The second post-Exilic legal ruling which separates Jewish law from traditional and still quite contemporary Shariah is that Jewish law on its own terms no longer grants jurisdiction over criminal matters or any form of civil or administrative penalty to a Jewish bais din or court. At best, a Jewish court established by the community may render decisions about money judgments for actual damages as a kind of private arbitration (see, Rabbi Joseph Caro, SHULCHAN ARUCH, Choshen Mishpat, Chapter 1:1-2.) Thus, Jewish law does not allow a bais din, even in modern Israel, to issue a ruling that could have any penal or even compensatory function for non-money damages – such as embarrassment or shame.
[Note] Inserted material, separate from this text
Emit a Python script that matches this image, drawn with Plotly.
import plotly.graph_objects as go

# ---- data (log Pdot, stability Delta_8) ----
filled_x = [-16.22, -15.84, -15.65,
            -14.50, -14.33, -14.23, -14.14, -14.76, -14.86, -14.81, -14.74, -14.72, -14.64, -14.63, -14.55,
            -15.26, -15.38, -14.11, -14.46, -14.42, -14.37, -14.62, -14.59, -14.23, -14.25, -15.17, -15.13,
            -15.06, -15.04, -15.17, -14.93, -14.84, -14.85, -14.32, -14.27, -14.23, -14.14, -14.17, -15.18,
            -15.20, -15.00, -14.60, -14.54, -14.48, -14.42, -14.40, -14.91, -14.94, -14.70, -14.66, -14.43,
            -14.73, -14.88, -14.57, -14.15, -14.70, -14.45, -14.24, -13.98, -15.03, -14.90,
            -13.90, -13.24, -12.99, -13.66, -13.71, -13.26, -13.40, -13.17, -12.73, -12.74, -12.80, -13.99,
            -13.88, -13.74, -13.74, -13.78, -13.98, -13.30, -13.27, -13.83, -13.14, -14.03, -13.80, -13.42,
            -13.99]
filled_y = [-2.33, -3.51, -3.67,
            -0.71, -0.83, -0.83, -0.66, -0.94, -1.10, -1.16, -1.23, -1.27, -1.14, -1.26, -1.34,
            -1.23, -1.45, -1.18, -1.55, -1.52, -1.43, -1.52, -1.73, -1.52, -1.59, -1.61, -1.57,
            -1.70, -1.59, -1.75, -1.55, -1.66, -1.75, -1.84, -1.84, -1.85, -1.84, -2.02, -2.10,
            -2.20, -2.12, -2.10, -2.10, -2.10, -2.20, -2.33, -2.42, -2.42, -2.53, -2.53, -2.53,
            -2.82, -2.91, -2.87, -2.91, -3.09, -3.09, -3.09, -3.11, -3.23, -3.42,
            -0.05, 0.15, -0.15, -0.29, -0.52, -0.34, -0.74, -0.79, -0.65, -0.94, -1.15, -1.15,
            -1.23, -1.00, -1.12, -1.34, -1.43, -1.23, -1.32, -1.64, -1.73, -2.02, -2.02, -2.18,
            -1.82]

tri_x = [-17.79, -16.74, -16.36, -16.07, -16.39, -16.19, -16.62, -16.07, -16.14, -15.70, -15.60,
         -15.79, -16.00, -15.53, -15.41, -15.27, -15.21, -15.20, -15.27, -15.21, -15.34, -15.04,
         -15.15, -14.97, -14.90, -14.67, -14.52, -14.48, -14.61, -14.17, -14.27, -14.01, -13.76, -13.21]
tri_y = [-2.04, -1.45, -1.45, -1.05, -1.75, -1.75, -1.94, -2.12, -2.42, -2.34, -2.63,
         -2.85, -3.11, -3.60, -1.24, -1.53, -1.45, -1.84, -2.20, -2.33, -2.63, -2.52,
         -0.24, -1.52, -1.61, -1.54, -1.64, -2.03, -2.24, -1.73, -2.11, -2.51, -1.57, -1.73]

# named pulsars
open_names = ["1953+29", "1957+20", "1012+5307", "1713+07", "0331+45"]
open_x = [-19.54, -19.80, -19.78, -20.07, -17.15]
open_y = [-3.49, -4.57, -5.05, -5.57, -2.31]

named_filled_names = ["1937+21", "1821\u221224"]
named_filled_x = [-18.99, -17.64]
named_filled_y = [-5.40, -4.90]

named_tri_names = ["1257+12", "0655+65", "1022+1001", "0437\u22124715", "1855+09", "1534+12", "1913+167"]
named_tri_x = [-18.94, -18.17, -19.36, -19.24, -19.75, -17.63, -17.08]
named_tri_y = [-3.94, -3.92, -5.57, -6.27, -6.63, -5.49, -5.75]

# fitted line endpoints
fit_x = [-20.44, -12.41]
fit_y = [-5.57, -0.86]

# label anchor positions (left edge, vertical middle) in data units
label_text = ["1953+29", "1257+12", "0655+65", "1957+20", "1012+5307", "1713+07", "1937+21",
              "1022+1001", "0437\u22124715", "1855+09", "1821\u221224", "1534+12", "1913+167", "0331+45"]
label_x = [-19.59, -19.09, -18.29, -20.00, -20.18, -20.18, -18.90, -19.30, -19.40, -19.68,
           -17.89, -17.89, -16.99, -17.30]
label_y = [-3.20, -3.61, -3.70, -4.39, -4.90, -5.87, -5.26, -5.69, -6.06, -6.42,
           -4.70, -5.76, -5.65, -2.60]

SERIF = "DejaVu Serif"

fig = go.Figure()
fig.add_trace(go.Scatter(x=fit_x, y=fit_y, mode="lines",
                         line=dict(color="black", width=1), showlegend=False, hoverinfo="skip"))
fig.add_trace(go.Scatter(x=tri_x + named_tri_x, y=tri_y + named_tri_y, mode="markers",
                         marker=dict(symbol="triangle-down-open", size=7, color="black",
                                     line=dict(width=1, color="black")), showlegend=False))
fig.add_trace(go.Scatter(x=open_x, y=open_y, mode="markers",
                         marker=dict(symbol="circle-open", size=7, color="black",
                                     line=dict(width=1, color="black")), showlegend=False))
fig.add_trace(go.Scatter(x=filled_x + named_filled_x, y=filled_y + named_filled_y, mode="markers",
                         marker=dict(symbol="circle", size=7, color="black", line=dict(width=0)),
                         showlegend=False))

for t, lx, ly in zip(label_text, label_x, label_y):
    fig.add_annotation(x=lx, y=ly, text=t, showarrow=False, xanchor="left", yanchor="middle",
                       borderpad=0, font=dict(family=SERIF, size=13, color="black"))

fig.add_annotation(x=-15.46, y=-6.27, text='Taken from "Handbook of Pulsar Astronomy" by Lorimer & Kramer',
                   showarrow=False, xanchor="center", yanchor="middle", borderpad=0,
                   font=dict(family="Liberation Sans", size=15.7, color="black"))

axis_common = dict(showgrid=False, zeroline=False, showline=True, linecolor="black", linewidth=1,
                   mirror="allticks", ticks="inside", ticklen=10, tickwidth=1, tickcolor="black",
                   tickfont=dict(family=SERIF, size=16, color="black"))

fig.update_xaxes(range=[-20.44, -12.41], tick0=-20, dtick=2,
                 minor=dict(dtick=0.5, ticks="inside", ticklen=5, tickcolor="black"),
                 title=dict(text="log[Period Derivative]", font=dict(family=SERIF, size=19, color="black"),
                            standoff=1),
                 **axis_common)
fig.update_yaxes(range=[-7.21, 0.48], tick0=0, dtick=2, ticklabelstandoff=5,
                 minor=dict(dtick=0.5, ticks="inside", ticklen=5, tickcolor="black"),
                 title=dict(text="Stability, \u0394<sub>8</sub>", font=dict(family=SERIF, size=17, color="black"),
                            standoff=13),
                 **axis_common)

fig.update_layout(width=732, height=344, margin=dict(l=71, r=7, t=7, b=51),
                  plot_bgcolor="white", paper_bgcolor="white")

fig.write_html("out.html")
It is also worth noting that there is no Jewish legal or normative doctrine for taking lives – others’ or one’s own – as a martyr in fulfilling Jewish law. Specifically, Jewish law requires a Jew to violate Jewish law and to follow the law of the land rather than suffer death except in three cases[2]: (i) if the local law requires a Jew to murder someone (fighting and killing in a legal war of the nation is of course not murder so Jews have no basis for resisting a military draft); (ii) if the local law requires the Jew to engage in some sexual perversion (incest, rape, or homosexuality); and (iii) if the local law requires the Jew to worship idols. But even in these three cases, a Jew must simply allow himself to be punished or martyred by the authorities for his refusal to violate one of these fundamental sins. That is, Jewish martyrdom is a passive act of resistance. There is no concept of a Jewish martyr who dies murdering his enemy.
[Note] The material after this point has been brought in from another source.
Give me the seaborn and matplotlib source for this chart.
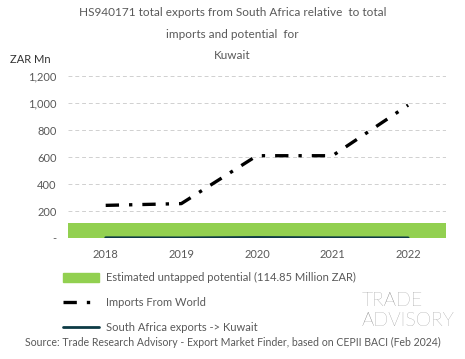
import matplotlib
matplotlib.use("Agg")
import matplotlib.pyplot as plt
import seaborn as sns
import pandas as pd
from matplotlib.patches import Patch
from matplotlib.lines import Line2D
from matplotlib.ticker import FuncFormatter

years = ["2018", "2019", "2020", "2021", "2022"]
imports_world = [242, 255, 610, 610, 985]
sa_exports = [2, 1, 4, 2, 1]
untapped_potential = 114.85
y_ticks = [0, 200, 400, 600, 800, 1000, 1200]

df = pd.DataFrame({"year": years, "imports": imports_world, "exports": sa_exports})
df["pos"] = range(len(years))

sns.set_style("white")
plt.rcParams["font.family"] = ["Lato", "DejaVu Sans"]

grey = "#595959"
fig = plt.figure(figsize=(4.65, 3.59), dpi=100)
ax = fig.add_axes([0.146, 0.337, 0.813, 0.451])

ax.axhspan(0, untapped_potential, color="#92d050", lw=0, zorder=1)
sns.lineplot(data=df, x="pos", y="imports", ax=ax, color="black", lw=2.4,
             dashes=False, zorder=3)
ax.lines[-1].set_dashes((4, 3, 1, 3))
sns.lineplot(data=df, x="pos", y="exports", ax=ax, color="#0d3b45", lw=2,
             zorder=3)

ax.set_xlim(-0.5, len(years) - 0.5)
ax.set_ylim(0, 1200)
ax.set_xticks(df["pos"])
ax.set_xticklabels(years)
ax.set_yticks(y_ticks)
ax.yaxis.set_major_formatter(FuncFormatter(lambda v, p: "-" if v == 0 else f"{v:,.0f}"))
ax.grid(axis="y", color="#d0d0d0", ls=(0, (4, 3)), lw=0.7)
ax.set_axisbelow(True)
for s in ax.spines.values():
    s.set_visible(False)
ax.tick_params(colors=grey, labelsize=8, length=0, pad=8)
ax.set_xlabel("")
ax.set_ylabel("")

fig.text(0.5, 0.965, "HS940171 total exports from South Africa relative  to total",
         ha="center", va="center", fontsize=8.5, color=grey)
fig.text(0.5, 0.905, "imports and potential  for", ha="center", va="center",
         fontsize=8.5, color=grey)
fig.text(0.5, 0.845, "Kuwait", ha="center", va="center", fontsize=8.5, color=grey)
fig.text(0.022, 0.833, "ZAR Mn", ha="left", va="center", fontsize=8, color="#333333")

handles = [
    Patch(color="#92d050"),
    Line2D([], [], color="black", lw=2.4, dashes=(4, 3, 1, 3)),
    Line2D([], [], color="#0d3b45", lw=2),
]
labels = [
    f"Estimated untapped potential ({untapped_potential} Million ZAR)",
    "Imports From World",
    "South Africa exports -> Kuwait",
]
fig.legend(handles, labels, loc="upper left", bbox_to_anchor=(0.125, 0.255),
           frameon=False, fontsize=8, labelcolor=grey, handlelength=3.3,
           handleheight=0.9, labelspacing=1.25, handletextpad=0.6,
           borderaxespad=0)

# watermark
fig.text(0.778, 0.162, "TRADE", ha="left", va="center", fontsize=14,
         color="#6e6e6e", fontweight="light")
fig.text(0.778, 0.106, "ADVISORY", ha="left", va="center", fontsize=14,
         color="#6e6e6e", fontweight="light")
fig.text(0.5, 0.045,
         "Source: Trade Research Advisory - Export Market Finder, based on CEPII BACI (Feb 2024)",
         ha="center", va="center", fontsize=7.6, color=grey)

fig.savefig("out.png", dpi=100)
Shariah turns the Jewish legal doctrine of martyrdom on its head. As noted above, Shariah demands that its law dominate and it is a fundamental crime under Shariah for a Muslim to adhere to a secular law that does not make clear that Shariah is the “highest law of the land”. If a Muslim adheres to a secular constitution deemed the “highest law of the land”, even if the secular constitution and the laws of the land allow for Shariah adherence, the Muslim is considered a Mushrik or polytheist – subject to capital punishment because he has implicitly acknowledged a law giver higher than Allah.[3] Moreover, according to Shariah, a Muslim is a martyr when he dies killing/murdering the infidel. There is nothing passive about the act which awards the Jihadist this appellation.
And, returning to the Jewish legal concept of “the law of the land is the law”, this Jewish legal doctrine is true according to most authorities precisely because a legitimate sovereign acting as a representative of its people passing laws for just and peaceful relations is participating itself in the divine plan for human existence. Jewish law recognizes this divinity and does not seek to deligitimatize secular or foreign law by rendering it, as Shariah does, an affront and illegal challenge to supreme divine law and punishable by death.
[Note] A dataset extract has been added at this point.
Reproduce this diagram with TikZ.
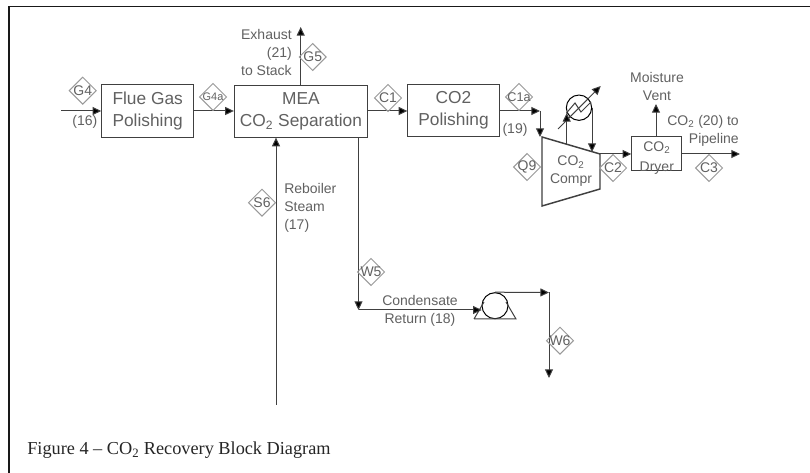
\documentclass[tikz,border=0pt]{standalone}
\usepackage{fontspec}
\setmainfont{Liberation Serif}
\newfontfamily\diagfont{Liberation Sans}
\usetikzlibrary{arrows.meta,shapes.geometric}
\newcommand{\tagtxt}[1]{\makebox[0pt][c]{#1}}
\tikzset{
  x=0.75pt,y=-0.75pt,
  ln/.style={draw=black!75,line width=0.75pt},
  arr/.style={ln,-{Triangle[length=6.5pt,width=6pt,fill=black]}},
  blockbox/.style={draw=black!75,line width=0.75pt,inner sep=0pt,align=center,font=\diagfont\fontsize{13}{16.5}\selectfont,text=black!62},
  tag/.style={diamond,draw=black!40,line width=0.75pt,minimum width=20.5pt,minimum height=20.5pt,inner sep=0pt,font=\diagfont\fontsize{10.5}{11}\selectfont,text=black!62},
  lbl/.style={inner sep=0pt,align=center,font=\diagfont\fontsize{10.5}{13.5}\selectfont,text=black!62},
}
\begin{document}
\begin{tikzpicture}
\useasboundingbox (0,0) rectangle (810,473);
\fill[white] (0,0) rectangle (810,473);
\draw[line width=1.3pt,black!90] (9,473) -- (9,6.5) -- (810,6.5);
% blocks
\node[blockbox,minimum width=69pt,minimum height=39.5pt] (flue) at (147.7,110.7) {Flue Gas\\Polishing};
\node[blockbox,minimum width=100pt,minimum height=38.5pt] (mea) at (301,111.5) {MEA\\CO\textsubscript{2} Separation};
\node[blockbox,minimum width=68.5pt,minimum height=39.5pt] (pol) at (453.5,110.5) {CO2\\Polishing};
\node[blockbox,minimum width=37.5pt,minimum height=25.5pt] (dryer) at (656.8,154) {};
\node[lbl,font=\diagfont\fontsize{10.5}{14.5}\selectfont] (dryert) at (656.8,158) {CO\textsubscript{2}\\Dryer};
% compressor
\coordinate (c1) at (542,137);
\coordinate (c2) at (600,154);
\coordinate (c3) at (600,189);
\coordinate (c4) at (542,206);
\draw[line width=1.1pt,black!75] (c1) -- (c2) -- (c3) -- (c4) -- cycle;
\node[lbl] (comp) at (571,171.5) {CO\textsubscript{2}\\Compr};
% pump
\node[circle,draw=black,line width=0.75pt,minimum size=19.5pt,inner sep=0pt] (pump) at (495,305.7) {};
\coordinate (pL) at (474,319);
\coordinate (pR) at (516,319);
\draw[ln] (pL) -- (pR) -- (506,302) (pL) -- (484,302);
% exchanger
\node[circle,draw=black,line width=0.75pt,minimum size=19pt,inner sep=0pt] (hx) at (579,107.7) {};
\coordinate (hxa) at (558,129);
\coordinate (hxb) at (600.7,86);
\draw[arr] (hxa) -- (hxb);
\draw[ln] (566.5,113) -- (575,103) -- (581,112) -- (591,102);
\coordinate (hxin) at (566.7,144);
\coordinate (hxout) at (592,152);
\draw[arr] (hxin) -- (566.7,113);
\draw[arr] (592,107.7) -- (hxout);
% streams
\coordinate (s16) at (61,111);
\draw[arr] (s16) -- (flue.west |- s16);
\draw[arr] (flue.east |- s16) -- (mea.west |- s16);
\draw[arr] (mea.east |- s16) -- (pol.west |- s16);
\coordinate (stack) at (300.7,27);
\draw[arr] (mea.north -| stack) -- (stack);
\coordinate (steam) at (276,405);
\draw[arr] (steam) -- (mea.south -| steam);
\coordinate (cond) at (358.5,310);
\draw[arr] (mea.south -| cond) -- (cond);
\draw[arr] (cond) -- (481.7,310);
\coordinate (pout) at (549,292.5);
\draw[arr] (pump.north) -- (pout);
\coordinate (ret) at (549,378);
\draw[arr] (pout) -- (ret);
\coordinate (pc) at (540,111);
\draw[arr] (pol.east |- pc) -- (pc);
\draw[arr] (pc) -- (pc |- c1);
\draw[arr] (c2) -- (dryer.west |- c2);
\coordinate (vent) at (656,104);
\draw[arr] (dryer.north -| vent) -- (vent);
\coordinate (pipe) at (740,154);
\draw[arr] (dryer.east |- pipe) -- (pipe);
% tags
\node[tag] (G4) at (82.7,90.7) {\tagtxt{G4}};
\node[tag,font=\diagfont\fontsize{8.2}{9}\selectfont] (G4a) at (213,97) {\tagtxt{G4a}};
\node[tag] (G5) at (312.7,57) {\tagtxt{G5}};
\node[tag] (C1) at (388,98) {\tagtxt{C1}};
\node[tag,font=\diagfont\fontsize{9.5}{10}\selectfont] (C1a) at (519,97) {\tagtxt{C1a}};
\node[tag] (S6) at (262,202.7) {\tagtxt{S6}};
\node[tag] (W5) at (371,272) {\tagtxt{W5}};
\node[tag] (W6) at (560,340.7) {\tagtxt{W6}};
\node[tag] (Q9) at (527,167) {\tagtxt{Q9}};
\node[tag] (C2) at (613,168) {\tagtxt{C2}};
\node[tag] (C3) at (709,168) {\tagtxt{C3}};
% labels
\node[lbl,anchor=east] (l16) at (97.5,122) {(16)};
\node[lbl,anchor=east,align=right] (lex) at (292,53) {Exhaust\\(21)\\to Stack};
\node[lbl,anchor=west,align=left] (lst) at (284,208) {Reboiler\\Steam\\(17)};
\node[lbl] (lco) at (420,311) {Condensate\\Return (18)};
\node[lbl] (l19) at (515,130) {(19)};
\node[lbl] (lmo) at (657,87) {Moisture\\Vent};
\node[lbl,anchor=east,align=right] (lpi) at (739,131) {CO\textsubscript{2} (20) to\\Pipeline};
\node[inner sep=0pt,anchor=base west,font=\fontsize{13.7}{15}\selectfont,text=black!85] (cap) at (27,455) {Figure 4 -- CO\textsubscript{2} Recovery Block Diagram};
\end{tikzpicture}
\end{document}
Further, the only method available to the contemporary bais din to enforce its rulings is by the imposition of a kind of communal excommunication (i.e., herem, niddui, or nezifah).[4] As a practical matter, because the post-Exilic Jewish legal structure is not hierarchical, no bais din can force its ruling on any other and this leaves even this enforcement action as little more than local, voluntary censure.
To a Shariah-adherent Muslim, however, contemporary Shariah has lost none of its political clout and continues to have the power of state action. Thus,
Since Islamic law reflects the will of [Allah] rather than the will of a human lawmaker, it covers all areas of life and not simply those which are of interest to a secular state or society. It is not limited to questions of belief and religious practice, but also deals with criminal and constitution (sic) matters, as well as many other fields which in other societies would be regarded as the concern of the secular authorities. In an Islamic context there is no such thing as a separate secular authority and secular law, since religion and state are one. Essentially, the Islamic state as conceived by orthodox Muslims is a religious entity established under divine law.[5]
To conclude, it should be clear with but a cursory analysis, because Shariah calls for the destruction of our constitutional republic and for our conversion, subjugation, or murder it is criminal. There simply is no basis to suggest that either Judaism or Christianity, or in fact any other well-known religious dogma or doctrine, falls within the statutory coverage of our extant laws criminalizing sedition.
References
[1] Frank E. Vogel & Samuel L. Hayes, III, Islamic Law and Finance: Religion, Risk, and Return 23 (1998).
[2] Excepting a case of general oppression of the Jewish people qua Jews or the requirement for a Jew to publicly desecrate Jewish law because he is a Jew. In these two cases, a Jew is also required to passively resist violating Jewish law, even to the point of suffering death. See, generally, Maimonides, MISHNE TORAH, Chapter 5 in the Laws of the Foundation of the Torah.
[3] See, e.g., the newly minted constitutions of Iraq and Afghanistan. Crafted by U.S. “Islamic law scholars” who insisted on the importance of inserting a Shariah-supremacy clause, these constitutions provide explicitly that no state law may contravene Shariah.
[4] See, e.g., Maimonides, MISHNE TORAH, Chapter 6 of the Laws of Talmud Torah, Halacha 14; Rabbi Joseph Caro, SHULCHAN ARUCH, Choshen Mishpat, Chapter 334:43.
[5] Mervyn K. Lewis & Latifa M. Algaoud, Islamic Banking 24 (Edward Elgar ed., 2001). The authors of this important text are two prominent advocates of Shariah-compliant finance, one a leading professor of finance in Australia and the other a senior official in the Bahrain Ministry of Finance and National Economy. While the authors attempt to “tone down” this absolute statement of Shariah by suggesting that as a practical matter Shariah has in fact lived side-by-side with secular law and in some cases even incorporated it into Shariah, they honestly but almost unnoticeably add the following to their effort to soften Shariah: “The continuation of a custom of a particular place or community is allowable under Islamic law, and may in fact be assimilated into the law, as were many of the customs of the Arabs. To be permissible a custom must not be contrary to revealed injunctions, and this point remains highly controversial in some areas, for example the treatment of women.” Id. at 25 (emphasis added). What the authors mean by “revealed injunctions” are any legal ruling of Shariah authorities where there is consensus among the authorities that the ruling is based on an explicit verse in the Qur’an or Sunna. What is intriguing is that of all of the fixed unalterable laws of Shariah, the authors are concerned about the treatment of women. While many certainly argue that Shariah demeans and subordinates the Muslim woman, one might have thought that the fixed death penalty for an apostate (i.e., a Muslim who wishes to leave Islam) or the infidel (the non-Muslim) would have captured their concern sufficient for articulation. Apparently, it is not, in the authors’ views, “highly controversial” among the Shariah faithful.